Exercise brief:
Retype the opening lines of the data exactly, stopping after the line that contains "base = alt.Chart(df)". Skip every picture.

— START —

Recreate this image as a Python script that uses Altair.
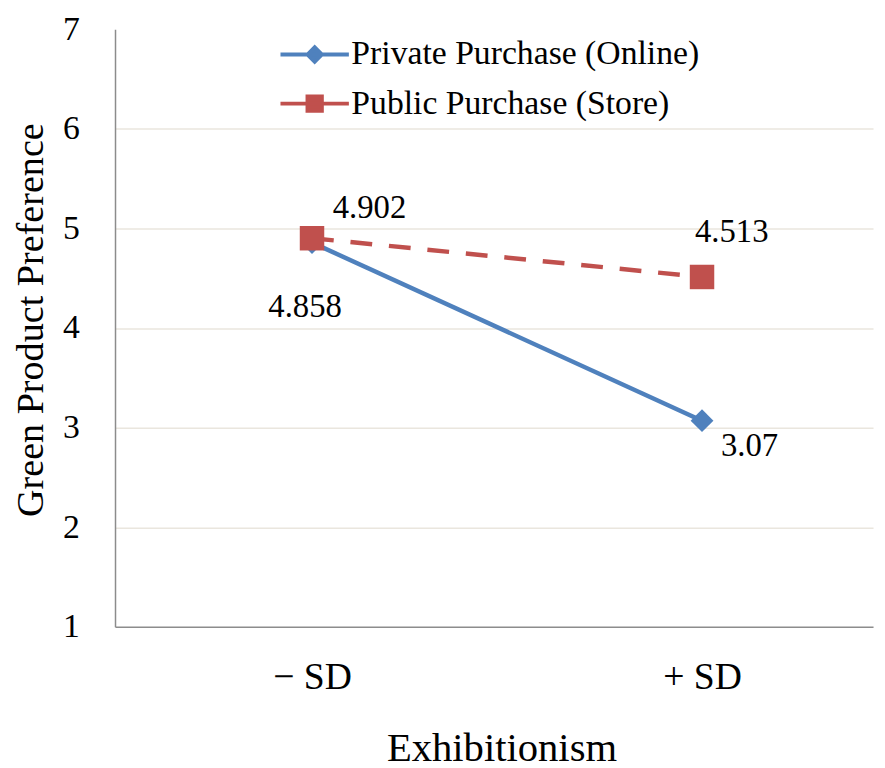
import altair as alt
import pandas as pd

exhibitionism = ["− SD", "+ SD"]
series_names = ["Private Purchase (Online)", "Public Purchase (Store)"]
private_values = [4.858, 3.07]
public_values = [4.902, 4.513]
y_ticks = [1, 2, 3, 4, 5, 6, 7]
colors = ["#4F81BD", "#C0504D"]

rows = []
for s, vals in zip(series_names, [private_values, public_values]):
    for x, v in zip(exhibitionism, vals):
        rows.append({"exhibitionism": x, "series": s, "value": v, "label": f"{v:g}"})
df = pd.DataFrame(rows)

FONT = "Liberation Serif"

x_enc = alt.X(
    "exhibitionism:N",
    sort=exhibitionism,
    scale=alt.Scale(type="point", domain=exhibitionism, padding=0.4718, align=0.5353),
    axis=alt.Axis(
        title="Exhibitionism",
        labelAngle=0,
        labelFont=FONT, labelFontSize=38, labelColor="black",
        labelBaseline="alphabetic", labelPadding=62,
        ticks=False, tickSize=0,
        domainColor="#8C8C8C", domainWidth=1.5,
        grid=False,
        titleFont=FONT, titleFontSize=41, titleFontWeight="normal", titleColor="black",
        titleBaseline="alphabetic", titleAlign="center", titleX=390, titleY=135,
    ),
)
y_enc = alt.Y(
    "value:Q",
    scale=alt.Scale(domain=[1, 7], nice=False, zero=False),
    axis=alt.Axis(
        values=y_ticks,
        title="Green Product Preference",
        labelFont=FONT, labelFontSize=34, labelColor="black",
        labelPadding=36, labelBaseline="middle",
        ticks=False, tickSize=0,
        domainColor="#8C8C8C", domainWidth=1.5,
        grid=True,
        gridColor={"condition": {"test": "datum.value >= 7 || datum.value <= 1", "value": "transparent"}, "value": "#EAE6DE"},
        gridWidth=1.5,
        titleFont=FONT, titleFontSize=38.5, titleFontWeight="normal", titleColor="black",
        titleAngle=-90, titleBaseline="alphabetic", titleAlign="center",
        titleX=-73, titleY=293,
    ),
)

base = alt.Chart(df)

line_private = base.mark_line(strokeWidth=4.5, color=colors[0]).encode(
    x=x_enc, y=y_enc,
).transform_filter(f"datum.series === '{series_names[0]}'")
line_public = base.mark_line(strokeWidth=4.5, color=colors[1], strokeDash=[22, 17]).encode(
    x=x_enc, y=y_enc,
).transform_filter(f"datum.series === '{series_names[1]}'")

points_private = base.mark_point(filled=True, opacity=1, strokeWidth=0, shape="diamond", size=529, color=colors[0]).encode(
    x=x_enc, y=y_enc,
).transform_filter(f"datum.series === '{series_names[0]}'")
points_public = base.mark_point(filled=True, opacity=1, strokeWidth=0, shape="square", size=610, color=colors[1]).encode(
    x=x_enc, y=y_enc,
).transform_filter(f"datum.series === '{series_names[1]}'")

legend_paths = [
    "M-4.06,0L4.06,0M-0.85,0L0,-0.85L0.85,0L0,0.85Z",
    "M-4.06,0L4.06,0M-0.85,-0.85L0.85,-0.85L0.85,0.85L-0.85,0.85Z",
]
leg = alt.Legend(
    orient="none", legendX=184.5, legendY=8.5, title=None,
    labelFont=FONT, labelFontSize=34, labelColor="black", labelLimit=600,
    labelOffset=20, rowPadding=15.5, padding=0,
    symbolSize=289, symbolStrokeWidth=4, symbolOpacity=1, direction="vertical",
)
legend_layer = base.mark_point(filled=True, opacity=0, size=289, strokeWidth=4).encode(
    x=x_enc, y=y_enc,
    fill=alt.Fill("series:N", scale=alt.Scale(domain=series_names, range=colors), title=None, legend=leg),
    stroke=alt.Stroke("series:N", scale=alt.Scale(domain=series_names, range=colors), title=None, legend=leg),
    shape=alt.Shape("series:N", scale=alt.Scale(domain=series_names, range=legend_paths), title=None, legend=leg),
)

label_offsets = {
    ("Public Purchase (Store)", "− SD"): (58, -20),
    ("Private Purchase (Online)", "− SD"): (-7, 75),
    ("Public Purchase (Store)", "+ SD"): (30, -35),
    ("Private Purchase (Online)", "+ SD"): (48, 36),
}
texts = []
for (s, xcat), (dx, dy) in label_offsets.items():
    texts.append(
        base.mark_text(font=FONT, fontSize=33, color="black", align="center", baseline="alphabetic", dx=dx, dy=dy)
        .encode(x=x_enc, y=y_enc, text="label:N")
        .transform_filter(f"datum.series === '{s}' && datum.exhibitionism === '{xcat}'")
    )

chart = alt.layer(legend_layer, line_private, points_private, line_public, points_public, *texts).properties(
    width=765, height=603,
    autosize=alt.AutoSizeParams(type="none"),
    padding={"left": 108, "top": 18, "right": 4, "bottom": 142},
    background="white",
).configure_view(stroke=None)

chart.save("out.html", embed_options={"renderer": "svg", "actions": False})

— END —

Task output:
Recreate this image as a Python script that uses Altair.
import altair as alt
import pandas as pd

exhibitionism = ["− SD", "+ SD"]
series_names = ["Private Purchase (Online)", "Public Purchase (Store)"]
private_values = [4.858, 3.07]
public_values = [4.902, 4.513]
y_ticks = [1, 2, 3, 4, 5, 6, 7]
colors = ["#4F81BD", "#C0504D"]

rows = []
for s, vals in zip(series_names, [private_values, public_values]):
    for x, v in zip(exhibitionism, vals):
        rows.append({"exhibitionism": x, "series": s, "value": v, "label": f"{v:g}"})
df = pd.DataFrame(rows)

FONT = "Liberation Serif"

x_enc = alt.X(
    "exhibitionism:N",
    sort=exhibitionism,
    scale=alt.Scale(type="point", domain=exhibitionism, padding=0.4718, align=0.5353),
    axis=alt.Axis(
        title="Exhibitionism",
        labelAngle=0,
        labelFont=FONT, labelFontSize=38, labelColor="black",
        labelBaseline="alphabetic", labelPadding=62,
        ticks=False, tickSize=0,
        domainColor="#8C8C8C", domainWidth=1.5,
        grid=False,
        titleFont=FONT, titleFontSize=41, titleFontWeight="normal", titleColor="black",
        titleBaseline="alphabetic", titleAlign="center", titleX=390, titleY=135,
    ),
)
y_enc = alt.Y(
    "value:Q",
    scale=alt.Scale(domain=[1, 7], nice=False, zero=False),
    axis=alt.Axis(
        values=y_ticks,
        title="Green Product Preference",
        labelFont=FONT, labelFontSize=34, labelColor="black",
        labelPadding=36, labelBaseline="middle",
        ticks=False, tickSize=0,
        domainColor="#8C8C8C", domainWidth=1.5,
        grid=True,
        gridColor={"condition": {"test": "datum.value >= 7 || datum.value <= 1", "value": "transparent"}, "value": "#EAE6DE"},
        gridWidth=1.5,
        titleFont=FONT, titleFontSize=38.5, titleFontWeight="normal", titleColor="black",
        titleAngle=-90, titleBaseline="alphabetic", titleAlign="center",
        titleX=-73, titleY=293,
    ),
)

base = alt.Chart(df)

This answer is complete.